After a bullish overnight session, Crude oil futures in Asia extended gains in mid-morning trade on Nov. 2, as supply remained tight despite continuous disruptions in Africa and ahead of the OPEC+ meeting on Nov. 4. The ICE January Brent futures contract was up 21 cents/b (0.25 percent) at $84.92/b at 11:10 a.m. Singapore time (0310 GMT), while the NYMEX December light sweet Crude contract was up 13 cents/b (0.15 percent) at $84.18/b.
Overnight, both benchmarks had risen by 0.5 percent -1.2 percent. After disruptions in Nigeria and Libya last month, which took off at least 100,000 b/d oil supplies, OPEC output is still somewhat hampered. While some analysts have expressed concern about the rate of rise in oil prices, others have become more bullish, citing the ongoing global energy crisis and years of capacity underinvestment.
Bank of America analysts predicted that Crude prices will reach $120 per barrel by the end of June 2022, according to a report released Nov. 1. In recent weeks, ING analysts Warren Patterson and Wenyu Yao have noted an increasing backwardation in WTI time spreads, citing dangerously low inventory levels in the US storage hub Cushing, Oklahoma. According to the most recent estimates from the US Energy Information Administration, oil inventories at Cushing fell to 27.3 million barrels on Oct. 22 — the lowest level since October 2018.

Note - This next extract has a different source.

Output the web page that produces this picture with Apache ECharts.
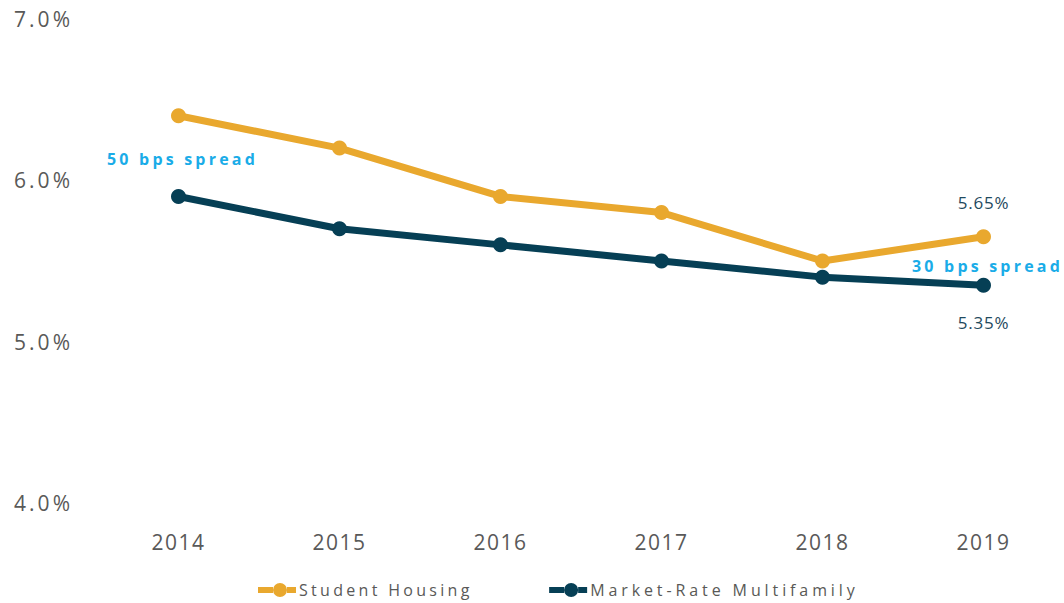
<!DOCTYPE html>
<html>
<head>
<meta charset="utf-8">
<script src="https://cdn.jsdelivr.net/npm/echarts@6/dist/echarts.min.js"></script>
<style>
html,body{margin:0;padding:0;background:#fff;}
#chart{width:1064px;height:603px;}
/* spaced text, svg renderer */
#chart text[fill="#595958"]{letter-spacing:3px;}
#chart text[fill="#595959"]{letter-spacing:1.5px;}
#chart text[fill="#595957"]{letter-spacing:3.3px;}
#chart text[fill="#595956"]{letter-spacing:3.9px;}
#chart text[fill="#1aace8"]{letter-spacing:3.2px;}
#chart text[fill="#1f4a5e"]{letter-spacing:0.8px;}
</style>
</head>
<body>
<div id="chart"></div>
<script>
var years=['2014','2015','2016','2017','2018','2019'];
var studentData=[6.40,6.20,5.90,5.80,5.50,5.65];
var multiData=[5.90,5.70,5.60,5.50,5.40,5.35];
var yTicks=[4,5,6,7];
// spread notes: text, year, y value
var spreadNotes=[['50 bps spread','2014',6.13],['30 bps spread','2019',5.47]];

var orange='#E9A82E';
var navy='#063F55';
//legend icon: bar with dot
var legendIcon='path://M0,4L15,4L15,10L0,10Z M15,7A7,7 0 1 1 29,7A7,7 0 1 1 15,7Z M29,4L38,4L38,10L29,10Z';

var chart=echarts.init(document.getElementById('chart'),null,{renderer:'svg'});

var studentPts=studentData.map(function(v,i){
	if(i==studentData.length-1){
		return {value:v,label:{show:true,position:'top',distance:18,formatter:v.toFixed(2)+'%'}};
	}
	return v;
});
var multiPts=multiData.map(function(v,i){
	if(i==multiData.length-1){
		return {value:v,label:{show:true,position:'bottom',distance:21,formatter:v.toFixed(2)+'%'}};
	}
	return v;
});

var option={
	animation:false,
	grid:{left:98,right:0,top:19,bottom:100},
	legend:{
		bottom:0,
		left:253,
		itemGap:126,
		itemWidth:38,
		itemHeight:14,
		textStyle:{color:'#595957',fontSize:16,fontFamily:'Open Sans',padding:[0,0,0,-2]},
		data:[
			{name:'Student Housing',icon:legendIcon},
			{name:'Market-Rate Multifamily',icon:legendIcon,textStyle:{color:'#595956'}}
		]
	},
	xAxis:{
		type:'category',
		data:years,
		axisLine:{show:false},
		axisTick:{show:false},
		axisLabel:{color:'#595959',fontSize:21,margin:28,fontFamily:'Open Sans'}
	},
	yAxis:{
		type:'value',
		min:yTicks[0],
		max:yTicks[yTicks.length-1],
		interval:1,
		splitLine:{show:false},
		axisLabel:{
			color:'#595958',fontSize:21,margin:25,fontFamily:'Open Sans',
			formatter:function(v){return v.toFixed(1)+'%';}
		}
	},
	series:[{
		name:'Student Housing',
		type:'line',
		data:studentPts,
		symbol:'circle',
		symbolSize:15,
		lineStyle:{width:7,color:orange},
		itemStyle:{color:orange},
		label:{color:'#1f4a5e',fontSize:17,fontFamily:'Open Sans'},
		markPoint:{
			symbol:'circle',
			symbolSize:0,
			label:{show:true,position:'inside',offset:[4,0],color:'#1aace8',fontSize:16,fontWeight:'bold',fontFamily:'Open Sans',
				formatter:function(p){return p.name;}},
			data:spreadNotes.map(function(n){return {name:n[0],coord:[n[1],n[2]]};})
		}
	},{
		name:'Market-Rate Multifamily',
		type:'line',
		data:multiPts,
		symbol:'circle',
		symbolSize:15,
		lineStyle:{width:7,color:navy},
		itemStyle:{color:navy},
		label:{color:'#1f4a5e',fontSize:17,fontFamily:'Open Sans'}
	}]
};
chart.setOption(option);
</script>
</body>
</html>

Investors will now be watching the EIA’s inventory report this week for clues on the next price movement. S&P Global Platts polled analysts on Nov. 1 and found that they estimate total US commercial Crude stockpiles to have risen 300,000 barrels to around 431.1 million barrels in the week ending Oct. 29. The predicted increase is significantly below the roughly 3.5-million-barrel increase witnessed in the last week of October, putting stocks 6.3 percent behind the five-year average of EIA data.